> [Work required]
No pictures go into the copy. Write out exactly the lines below from the one containing "Write the matplotlib code for this chart." through the one containing "blue = '#4472c4'".

> [Provided records]
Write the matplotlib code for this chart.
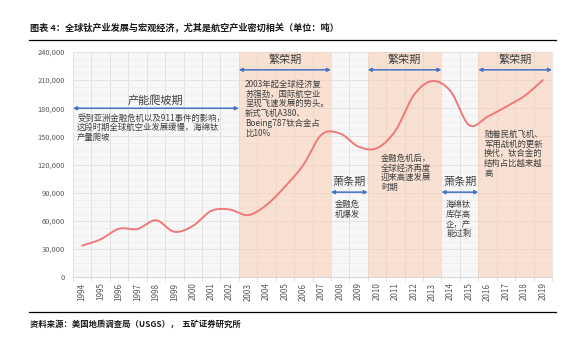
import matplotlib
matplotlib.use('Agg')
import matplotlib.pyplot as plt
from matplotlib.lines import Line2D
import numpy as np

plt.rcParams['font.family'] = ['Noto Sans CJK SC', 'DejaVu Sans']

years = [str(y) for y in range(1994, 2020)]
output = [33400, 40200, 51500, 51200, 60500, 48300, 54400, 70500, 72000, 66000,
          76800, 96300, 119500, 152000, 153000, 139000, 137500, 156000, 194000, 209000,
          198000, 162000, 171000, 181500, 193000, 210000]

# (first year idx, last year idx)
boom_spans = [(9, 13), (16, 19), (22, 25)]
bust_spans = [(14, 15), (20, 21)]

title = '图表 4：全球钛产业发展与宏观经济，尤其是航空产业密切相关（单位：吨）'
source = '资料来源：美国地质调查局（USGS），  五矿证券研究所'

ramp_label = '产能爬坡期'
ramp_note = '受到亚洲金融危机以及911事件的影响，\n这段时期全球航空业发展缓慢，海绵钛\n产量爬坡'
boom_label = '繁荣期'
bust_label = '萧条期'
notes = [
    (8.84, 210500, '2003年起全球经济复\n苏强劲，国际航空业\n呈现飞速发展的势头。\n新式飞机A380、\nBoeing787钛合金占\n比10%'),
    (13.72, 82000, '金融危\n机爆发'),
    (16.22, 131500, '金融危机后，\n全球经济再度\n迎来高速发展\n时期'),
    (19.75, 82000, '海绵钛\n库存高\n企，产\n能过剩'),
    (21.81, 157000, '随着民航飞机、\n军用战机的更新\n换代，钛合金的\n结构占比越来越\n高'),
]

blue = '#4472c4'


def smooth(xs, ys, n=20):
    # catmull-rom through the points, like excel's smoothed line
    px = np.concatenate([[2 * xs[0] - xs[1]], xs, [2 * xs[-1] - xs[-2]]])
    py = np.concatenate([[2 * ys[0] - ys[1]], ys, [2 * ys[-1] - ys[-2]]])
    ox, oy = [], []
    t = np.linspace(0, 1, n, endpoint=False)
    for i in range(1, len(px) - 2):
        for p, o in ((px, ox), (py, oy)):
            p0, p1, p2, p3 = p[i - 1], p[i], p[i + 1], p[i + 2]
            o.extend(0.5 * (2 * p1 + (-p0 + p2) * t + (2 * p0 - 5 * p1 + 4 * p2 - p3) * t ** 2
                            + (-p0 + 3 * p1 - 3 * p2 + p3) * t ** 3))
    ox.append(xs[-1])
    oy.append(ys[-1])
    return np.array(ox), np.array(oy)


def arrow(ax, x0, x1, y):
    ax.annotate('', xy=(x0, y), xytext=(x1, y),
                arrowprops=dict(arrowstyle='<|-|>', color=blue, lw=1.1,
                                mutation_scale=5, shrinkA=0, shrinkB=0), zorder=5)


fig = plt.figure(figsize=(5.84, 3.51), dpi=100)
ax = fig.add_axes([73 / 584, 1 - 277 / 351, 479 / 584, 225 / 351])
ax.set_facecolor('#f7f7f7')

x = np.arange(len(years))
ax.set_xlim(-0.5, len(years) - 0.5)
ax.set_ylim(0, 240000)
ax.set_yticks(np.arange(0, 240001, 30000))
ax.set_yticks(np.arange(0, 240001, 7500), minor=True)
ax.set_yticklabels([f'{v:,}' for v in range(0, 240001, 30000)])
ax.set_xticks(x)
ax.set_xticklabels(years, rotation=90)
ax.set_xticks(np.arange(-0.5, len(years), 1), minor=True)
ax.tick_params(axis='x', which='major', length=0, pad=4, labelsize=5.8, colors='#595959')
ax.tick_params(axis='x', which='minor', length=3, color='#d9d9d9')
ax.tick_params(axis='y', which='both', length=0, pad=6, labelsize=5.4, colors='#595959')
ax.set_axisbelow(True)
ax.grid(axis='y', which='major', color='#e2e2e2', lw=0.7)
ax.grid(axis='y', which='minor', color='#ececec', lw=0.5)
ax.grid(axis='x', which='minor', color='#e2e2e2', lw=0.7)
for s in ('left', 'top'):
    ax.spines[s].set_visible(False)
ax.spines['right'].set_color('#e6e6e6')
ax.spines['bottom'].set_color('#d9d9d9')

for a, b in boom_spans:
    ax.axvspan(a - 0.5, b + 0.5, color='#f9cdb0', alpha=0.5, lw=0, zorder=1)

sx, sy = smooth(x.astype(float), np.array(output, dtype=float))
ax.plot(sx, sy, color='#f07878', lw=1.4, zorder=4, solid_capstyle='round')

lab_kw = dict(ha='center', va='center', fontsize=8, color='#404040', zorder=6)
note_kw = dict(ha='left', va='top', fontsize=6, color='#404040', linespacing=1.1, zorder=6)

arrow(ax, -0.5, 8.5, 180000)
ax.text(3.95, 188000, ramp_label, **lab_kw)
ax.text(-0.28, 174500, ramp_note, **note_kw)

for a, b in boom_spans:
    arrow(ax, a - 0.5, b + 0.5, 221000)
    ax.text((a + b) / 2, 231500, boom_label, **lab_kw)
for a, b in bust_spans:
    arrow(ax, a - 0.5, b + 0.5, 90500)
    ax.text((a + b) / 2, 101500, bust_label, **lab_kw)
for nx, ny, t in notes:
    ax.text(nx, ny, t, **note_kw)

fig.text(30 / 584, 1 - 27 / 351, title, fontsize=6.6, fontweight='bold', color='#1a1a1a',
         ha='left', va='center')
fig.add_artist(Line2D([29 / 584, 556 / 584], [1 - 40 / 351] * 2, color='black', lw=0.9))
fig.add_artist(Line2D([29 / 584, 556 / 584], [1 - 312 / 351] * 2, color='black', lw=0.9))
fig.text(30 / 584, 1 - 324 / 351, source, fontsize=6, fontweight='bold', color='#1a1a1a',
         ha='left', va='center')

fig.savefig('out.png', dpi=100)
...
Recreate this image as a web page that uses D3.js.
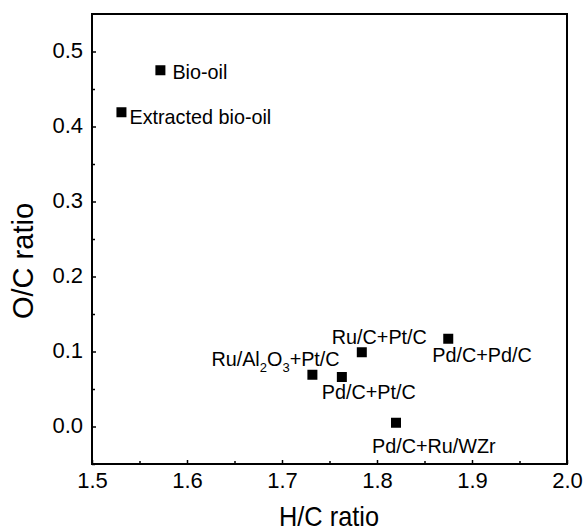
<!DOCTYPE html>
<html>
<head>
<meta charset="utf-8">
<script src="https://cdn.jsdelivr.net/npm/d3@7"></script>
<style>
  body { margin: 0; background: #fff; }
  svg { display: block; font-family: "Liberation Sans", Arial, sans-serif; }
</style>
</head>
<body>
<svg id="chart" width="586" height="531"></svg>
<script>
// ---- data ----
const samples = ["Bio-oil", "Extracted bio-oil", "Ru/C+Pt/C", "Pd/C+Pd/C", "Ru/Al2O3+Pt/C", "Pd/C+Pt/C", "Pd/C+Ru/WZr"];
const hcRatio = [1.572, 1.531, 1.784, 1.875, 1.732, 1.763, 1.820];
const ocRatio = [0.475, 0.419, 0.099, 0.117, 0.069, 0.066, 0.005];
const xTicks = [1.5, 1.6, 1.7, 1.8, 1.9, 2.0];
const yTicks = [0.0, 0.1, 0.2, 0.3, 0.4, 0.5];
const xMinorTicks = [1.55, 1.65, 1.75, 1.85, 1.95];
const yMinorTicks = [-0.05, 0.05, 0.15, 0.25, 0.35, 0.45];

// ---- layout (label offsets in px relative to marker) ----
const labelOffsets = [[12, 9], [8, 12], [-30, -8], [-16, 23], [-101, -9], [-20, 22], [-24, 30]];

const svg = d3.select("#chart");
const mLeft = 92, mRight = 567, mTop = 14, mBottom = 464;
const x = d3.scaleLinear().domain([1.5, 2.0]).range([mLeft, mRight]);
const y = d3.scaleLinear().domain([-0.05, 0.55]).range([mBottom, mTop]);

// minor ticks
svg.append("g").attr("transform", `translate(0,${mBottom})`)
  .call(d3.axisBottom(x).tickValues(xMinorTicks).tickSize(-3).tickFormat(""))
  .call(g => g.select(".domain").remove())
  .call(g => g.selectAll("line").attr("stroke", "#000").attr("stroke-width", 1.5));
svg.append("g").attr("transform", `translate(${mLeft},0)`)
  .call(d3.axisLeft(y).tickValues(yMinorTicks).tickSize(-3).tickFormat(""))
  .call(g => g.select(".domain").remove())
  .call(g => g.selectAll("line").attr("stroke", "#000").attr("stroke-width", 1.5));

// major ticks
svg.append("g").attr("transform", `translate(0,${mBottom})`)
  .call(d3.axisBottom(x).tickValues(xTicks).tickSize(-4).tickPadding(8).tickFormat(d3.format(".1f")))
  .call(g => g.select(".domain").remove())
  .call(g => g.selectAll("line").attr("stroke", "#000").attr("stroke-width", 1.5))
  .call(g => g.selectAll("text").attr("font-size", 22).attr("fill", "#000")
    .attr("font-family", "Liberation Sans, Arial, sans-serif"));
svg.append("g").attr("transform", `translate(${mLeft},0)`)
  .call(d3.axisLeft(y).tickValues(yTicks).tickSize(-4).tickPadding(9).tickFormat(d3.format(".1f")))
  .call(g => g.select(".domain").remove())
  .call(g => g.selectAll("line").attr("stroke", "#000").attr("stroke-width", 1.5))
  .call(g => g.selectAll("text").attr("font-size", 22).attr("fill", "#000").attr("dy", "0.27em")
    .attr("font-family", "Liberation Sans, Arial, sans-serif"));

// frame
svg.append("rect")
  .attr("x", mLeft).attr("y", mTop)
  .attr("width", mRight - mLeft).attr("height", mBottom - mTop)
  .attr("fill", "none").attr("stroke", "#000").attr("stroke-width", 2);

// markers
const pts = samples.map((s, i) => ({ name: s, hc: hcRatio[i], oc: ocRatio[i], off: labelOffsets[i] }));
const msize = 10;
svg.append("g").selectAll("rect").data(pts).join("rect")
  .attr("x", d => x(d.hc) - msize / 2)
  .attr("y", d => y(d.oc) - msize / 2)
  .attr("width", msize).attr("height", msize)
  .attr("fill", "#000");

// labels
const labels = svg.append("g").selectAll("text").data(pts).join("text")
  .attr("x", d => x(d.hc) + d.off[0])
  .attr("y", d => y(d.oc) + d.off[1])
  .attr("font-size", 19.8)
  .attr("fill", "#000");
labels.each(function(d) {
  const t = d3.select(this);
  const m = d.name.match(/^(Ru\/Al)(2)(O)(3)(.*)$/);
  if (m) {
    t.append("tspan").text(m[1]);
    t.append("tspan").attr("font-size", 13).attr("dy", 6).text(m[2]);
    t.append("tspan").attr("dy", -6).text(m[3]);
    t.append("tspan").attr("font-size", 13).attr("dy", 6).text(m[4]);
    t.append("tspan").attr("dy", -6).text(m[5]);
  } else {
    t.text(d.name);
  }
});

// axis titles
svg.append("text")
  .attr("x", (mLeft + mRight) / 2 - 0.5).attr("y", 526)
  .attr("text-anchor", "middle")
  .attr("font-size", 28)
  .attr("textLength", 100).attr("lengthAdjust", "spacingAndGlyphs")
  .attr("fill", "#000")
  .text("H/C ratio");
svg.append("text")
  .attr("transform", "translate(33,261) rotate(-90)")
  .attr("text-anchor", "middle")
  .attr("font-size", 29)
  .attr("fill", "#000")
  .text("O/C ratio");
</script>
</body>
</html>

> [Correct result]
Write the matplotlib code for this chart.
import matplotlib
matplotlib.use('Agg')
import matplotlib.pyplot as plt
from matplotlib.lines import Line2D
import numpy as np

plt.rcParams['font.family'] = ['Noto Sans CJK SC', 'DejaVu Sans']

years = [str(y) for y in range(1994, 2020)]
output = [33400, 40200, 51500, 51200, 60500, 48300, 54400, 70500, 72000, 66000,
          76800, 96300, 119500, 152000, 153000, 139000, 137500, 156000, 194000, 209000,
          198000, 162000, 171000, 181500, 193000, 210000]

# (first year idx, last year idx)
boom_spans = [(9, 13), (16, 19), (22, 25)]
bust_spans = [(14, 15), (20, 21)]

title = '图表 4：全球钛产业发展与宏观经济，尤其是航空产业密切相关（单位：吨）'
source = '资料来源：美国地质调查局（USGS），  五矿证券研究所'

ramp_label = '产能爬坡期'
ramp_note = '受到亚洲金融危机以及911事件的影响，\n这段时期全球航空业发展缓慢，海绵钛\n产量爬坡'
boom_label = '繁荣期'
bust_label = '萧条期'
notes = [
    (8.84, 210500, '2003年起全球经济复\n苏强劲，国际航空业\n呈现飞速发展的势头。\n新式飞机A380、\nBoeing787钛合金占\n比10%'),
    (13.72, 82000, '金融危\n机爆发'),
    (16.22, 131500, '金融危机后，\n全球经济再度\n迎来高速发展\n时期'),
    (19.75, 82000, '海绵钛\n库存高\n企，产\n能过剩'),
    (21.81, 157000, '随着民航飞机、\n军用战机的更新\n换代，钛合金的\n结构占比越来越\n高'),
]

blue = '#4472c4'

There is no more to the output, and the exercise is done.